Daubechies wavelets are such incredibly strange and beautiful objects, particularly for how deviant they are compared to everything you are typically familiar with when you are starting your signal processing journey… if it’s possible for a mathematical construction to be punk, then it would be the Daubechies wavelets.
Thank you for that, I was looking for exactly this. I consider myself fairly competent in a bunch of DSP topics (Fourier and Laplace, and respectively the z-transform, are no mystery to me), but I have a few problems to solve where I feel that wavelets could be very beneficial.
I was inspired by her work in the 2010s and have since used the wavelets to denoise time-series with great success [0]. I believe that learning about wavelet transforms is both beneficial in itself, but also beneficial in understand the ubiquitous Fourier transform.
I checked your post and it is not clear to me what is the added value of wavelets in the setting you used to illustrate.
The noise was i.i.d. random normal variates with the mean of -0.5 which is exactly like shifting the signal by -0.5 and then adding zero-centered noise.
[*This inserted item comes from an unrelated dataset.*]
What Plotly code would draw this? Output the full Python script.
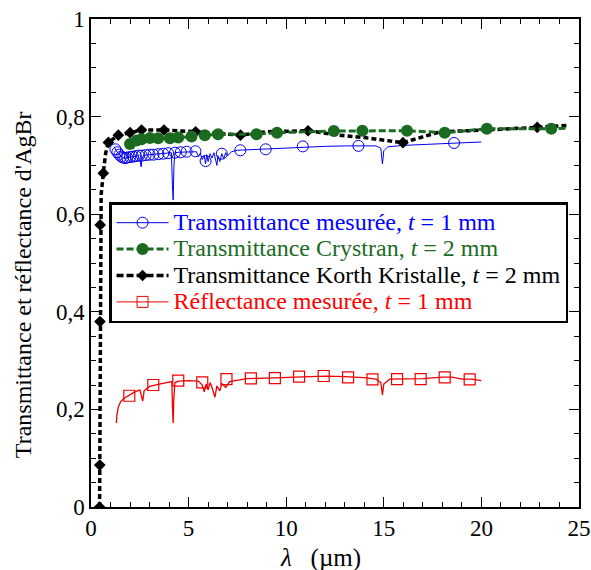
import plotly.graph_objects as go

# ---------------- data ----------------
# Transmittance mesurée, t = 1 mm (blue line)
TM_X = [1.18, 1.25, 1.35, 1.45, 1.55, 1.65, 1.75, 1.85, 2.0, 2.2, 2.4, 2.5, 2.57, 2.62, 2.7,
        3.0, 3.3, 3.6, 3.9, 4.12, 4.17, 4.21, 4.25, 4.3, 4.5, 5.0, 5.4, 5.5, 5.6, 5.7, 5.8,
        5.87, 5.93, 6.0, 6.1, 6.2, 6.3, 6.45, 6.5, 6.6, 6.7, 6.8, 6.9, 7.0, 7.2, 7.5, 8.0,
        9.0, 10.0, 11.0, 12.0, 13.0, 14.0, 14.6, 14.85, 14.93, 15.0, 15.2, 16.0, 17.0, 18.0,
        19.0, 20.0]
TM_Y = [0.738, 0.733, 0.727, 0.722, 0.718, 0.716, 0.715, 0.716, 0.717, 0.719, 0.720, 0.712,
        0.697, 0.715, 0.721, 0.722, 0.723, 0.724, 0.725, 0.726, 0.66, 0.629, 0.70, 0.726,
        0.727, 0.728, 0.728, 0.718, 0.725, 0.712, 0.72, 0.703, 0.722, 0.708, 0.724, 0.715,
        0.726, 0.70, 0.72, 0.708, 0.724, 0.714, 0.726, 0.72, 0.728, 0.731, 0.732, 0.733,
        0.735, 0.738, 0.739, 0.740, 0.740, 0.740, 0.735, 0.703, 0.73, 0.738, 0.741, 0.743,
        0.745, 0.746, 0.748]
TM_MX = [1.25, 1.35, 1.45, 1.55, 1.65, 1.75, 1.85, 2.0, 2.15, 2.3, 2.45, 2.6, 2.8, 3.0,
         3.2, 3.45, 3.7, 3.95, 4.3, 4.6, 4.9, 5.35, 5.87, 6.7, 7.65, 8.95, 10.85, 13.7, 18.6]
TM_MY = [0.733, 0.727, 0.722, 0.718, 0.716, 0.715, 0.716, 0.717, 0.718, 0.719, 0.720,
         0.720, 0.721, 0.722, 0.722, 0.723, 0.724, 0.725, 0.726, 0.727, 0.728, 0.729, 0.709,
         0.724, 0.731, 0.733, 0.739, 0.740, 0.746]

# Transmittance Crystran, t = 2 mm (green)
CR_X = [2.0, 2.34, 2.59, 3.02, 3.44, 4.04, 4.47, 5.15, 5.83, 6.51, 8.48, 9.53, 12.44,
        13.9, 16.19, 18.12, 20.28, 23.58, 24.35]
CR_Y = [0.744, 0.751, 0.7535, 0.756, 0.7555, 0.7555, 0.757, 0.759, 0.762, 0.7637, 0.764,
        0.767, 0.7705, 0.771, 0.771, 0.767, 0.775, 0.775, 0.776]
CR_MARK = [True] * 18 + [False]

# Transmittance Korth Kristalle, t = 2 mm (black)
KK_X = [0.44, 0.45, 0.46, 0.47, 0.52, 0.63, 0.75, 0.89, 1.40, 2.0, 2.59, 3.74, 5.36,
        7.66, 9.0, 11.12, 12.7, 14.0, 15.98, 17.9, 20.0, 22.86, 24.5]
KK_Y = [0.0, 0.086, 0.38, 0.578, 0.64, 0.684, 0.725, 0.747, 0.762, 0.767, 0.7725, 0.7725,
        0.769, 0.762, 0.769, 0.771, 0.762, 0.757, 0.7465, 0.769, 0.772, 0.778, 0.782]
KK_MARK = [True, True, True, True, False, True, False, True, True, True, True, True, True,
           True, False, True, False, False, True, False, False, True, False]

# Réflectance mesurée, t = 1 mm (red)
RM_X = [1.30, 1.33, 1.4, 1.52, 1.7, 1.9, 2.2, 2.5, 2.6, 2.65, 2.72, 3.0, 3.5, 4.0, 4.14,
        4.18, 4.21, 4.24, 4.3, 4.5, 5.0, 5.5, 5.7, 5.8, 5.9, 6.0, 6.1, 6.2, 6.35, 6.45, 6.6,
        6.7, 6.9, 7.1, 7.5, 8.0, 9.0, 10.0, 11.0, 12.0, 13.0, 14.0, 14.6, 14.85, 14.93,
        15.0, 15.3, 16.0, 17.0, 18.0, 18.5, 19.0, 19.5, 20.0]
RM_Y = [0.172, 0.19, 0.205, 0.216, 0.223, 0.228, 0.235, 0.240, 0.225, 0.217, 0.238, 0.247,
        0.252, 0.256, 0.257, 0.20, 0.172, 0.22, 0.255, 0.258, 0.259, 0.258, 0.250, 0.236,
        0.252, 0.240, 0.255, 0.245, 0.225, 0.248, 0.238, 0.253, 0.245, 0.257, 0.260, 0.263,
        0.264, 0.265, 0.267, 0.268, 0.267, 0.265, 0.262, 0.255, 0.2295, 0.252, 0.262,
        0.263, 0.263, 0.266, 0.266, 0.262, 0.262, 0.259]
RM_MX = [1.96, 3.19, 4.47, 5.70, 6.94, 8.19, 9.42, 10.66, 11.92, 13.17, 14.42, 15.68,
         16.89, 18.12, 19.40]
RM_MY = [0.228, 0.25, 0.259, 0.2555, 0.262, 0.2637, 0.264, 0.267, 0.2684, 0.2657, 0.2616,
         0.262, 0.262, 0.2657, 0.2616]

X_TICKS = [0, 5, 10, 15, 20, 25]
Y_TICKS = [0, 0.2, 0.4, 0.6, 0.8, 1]
Y_TICKTEXT = ["0", "0,2", "0,4", "0,6", "0,8", "1"]

NAMES = [
    '<span style="color:#0000ff;font-size:24px">Transmittance mesurée, <i>t</i> = 1 mm</span>',
    '<span style="color:#1a6b1f;font-size:24px">Transmittance Crystran, <i>t</i> = 2 mm</span>',
    '<span style="color:#000000;font-size:24px">Transmittance Korth Kristalle, <i>t</i> = 2 mm</span>',
    '<span style="color:#ff0000;font-size:24px">Réflectance mesurée, <i>t</i> = 1 mm</span>',
]
X_TITLE = "<i>λ</i>\u00a0\u00a0\u00a0(µm)"
Y_TITLE = "Transmittance et réflectance d'AgBr"

BLUE = "#0000ee"
GREEN = "#1a6b1f"
BLACK = "#000000"
RED = "#ee0000"
FONT = "Liberation Serif"

fig = go.Figure()

# red
fig.add_trace(go.Scatter(x=RM_X, y=RM_Y, mode="lines", line=dict(color=RED, width=1.3),
                         showlegend=False, hoverinfo="skip"))
fig.add_trace(go.Scatter(x=RM_MX, y=RM_MY, mode="markers", showlegend=False,
                         marker=dict(symbol="square-open", size=11, color=RED,
                                     line=dict(width=1.2, color=RED))))
# blue
fig.add_trace(go.Scatter(x=TM_X, y=TM_Y, mode="lines", line=dict(color=BLUE, width=1),
                         showlegend=False, hoverinfo="skip"))
fig.add_trace(go.Scatter(x=TM_MX, y=TM_MY, mode="markers", showlegend=False,
                         marker=dict(symbol="circle-open", size=11, color=BLUE,
                                     line=dict(width=1, color=BLUE))))
# black
fig.add_trace(go.Scatter(x=KK_X, y=KK_Y, mode="lines",
                         line=dict(color=BLACK, width=3.5, dash="5px,3px"),
                         showlegend=False, hoverinfo="skip"))
fig.add_trace(go.Scatter(x=[x for x, m in zip(KK_X, KK_MARK) if m],
                         y=[y for y, m in zip(KK_Y, KK_MARK) if m],
                         mode="markers", showlegend=False,
                         marker=dict(symbol="diamond", size=9, color=BLACK)))
# green
fig.add_trace(go.Scatter(x=CR_X, y=CR_Y, mode="lines",
                         line=dict(color=GREEN, width=3, dash="7px,3px"),
                         showlegend=False, hoverinfo="skip"))
fig.add_trace(go.Scatter(x=[x for x, m in zip(CR_X, CR_MARK) if m],
                         y=[y for y, m in zip(CR_Y, CR_MARK) if m],
                         mode="markers", showlegend=False,
                         marker=dict(symbol="circle", size=12, color=GREEN)))

# legend entries
fig.add_trace(go.Scatter(x=[None], y=[None], mode="lines+markers", name=NAMES[0],
                         line=dict(color=BLUE, width=1),
                         marker=dict(symbol="circle-open", size=11, color=BLUE)))
fig.add_trace(go.Scatter(x=[None], y=[None], mode="lines+markers", name=NAMES[1],
                         line=dict(color=GREEN, width=3, dash="7px,3px"),
                         marker=dict(symbol="circle", size=12, color=GREEN)))
fig.add_trace(go.Scatter(x=[None], y=[None], mode="lines+markers", name=NAMES[2],
                         line=dict(color=BLACK, width=3.5, dash="7px,3px"),
                         marker=dict(symbol="diamond", size=9, color=BLACK)))
fig.add_trace(go.Scatter(x=[None], y=[None], mode="lines+markers", name=NAMES[3],
                         line=dict(color=RED, width=1),
                         marker=dict(symbol="square-open", size=11, color=RED)))

axis_common = dict(
    showline=True, linecolor="black", linewidth=1.5, mirror="allticks",
    ticks="inside", ticklen=10, tickwidth=1.2, tickcolor="black",
    showgrid=False, zeroline=False,
    tickfont=dict(family=FONT, size=23, color="black"),
)

fig.update_xaxes(range=[0, 25], tickvals=X_TICKS, **axis_common,
                 minor=dict(dtick=1, ticks="inside", ticklen=5, tickcolor="black", tickwidth=1))
fig.update_yaxes(range=[0, 1], tickvals=Y_TICKS, ticktext=Y_TICKTEXT, **axis_common,
                 minor=dict(dtick=0.05, ticks="inside", ticklen=5, tickcolor="black", tickwidth=1))

fig.add_annotation(text=X_TITLE, xref="paper", yref="paper", x=0.471, y=-0.1045,
                   xanchor="center", yanchor="middle", showarrow=False,
                   font=dict(family=FONT, size=25, color="black"))
fig.add_annotation(text=Y_TITLE, xref="paper", yref="paper", x=-0.139, y=0.455,
                   xanchor="center", yanchor="middle", showarrow=False, textangle=-90,
                   font=dict(family=FONT, size=24, color="black"))

fig.update_layout(
    width=591, height=570,
    margin=dict(l=91, r=12, t=19, b=63, autoexpand=False),
    paper_bgcolor="white", plot_bgcolor="white",
    font=dict(family=FONT, size=23, color="black"),
    legend=dict(x=0.037, y=0.625, xanchor="left", yanchor="top",
                bgcolor="white", bordercolor="black", borderwidth=2.5,
                font=dict(family=FONT, size=18), tracegroupgap=0,
                itemwidth=52),
)

fig.write_html("out.html", config={"displayModeBar": False},
               post_script="document.body.style.margin='0';")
Well, let's say you shift by -10 or -1000 instead - there's no way to recover the magnitude of that shift unless one has additionnal information (like the true signal should be zero mean for instance).
Almost 40 years after the creation of Daubechies wavelets, I know we should wait a bit before awarding people since we can't always know in advance what would stick as important and what would just be temporary hype, but 40 years is too much IMHO…
Is it accurate to say that wavelets were a promising avenue of research in the 1990s but interest in them has kind of died because they were obsoleted by CNNs?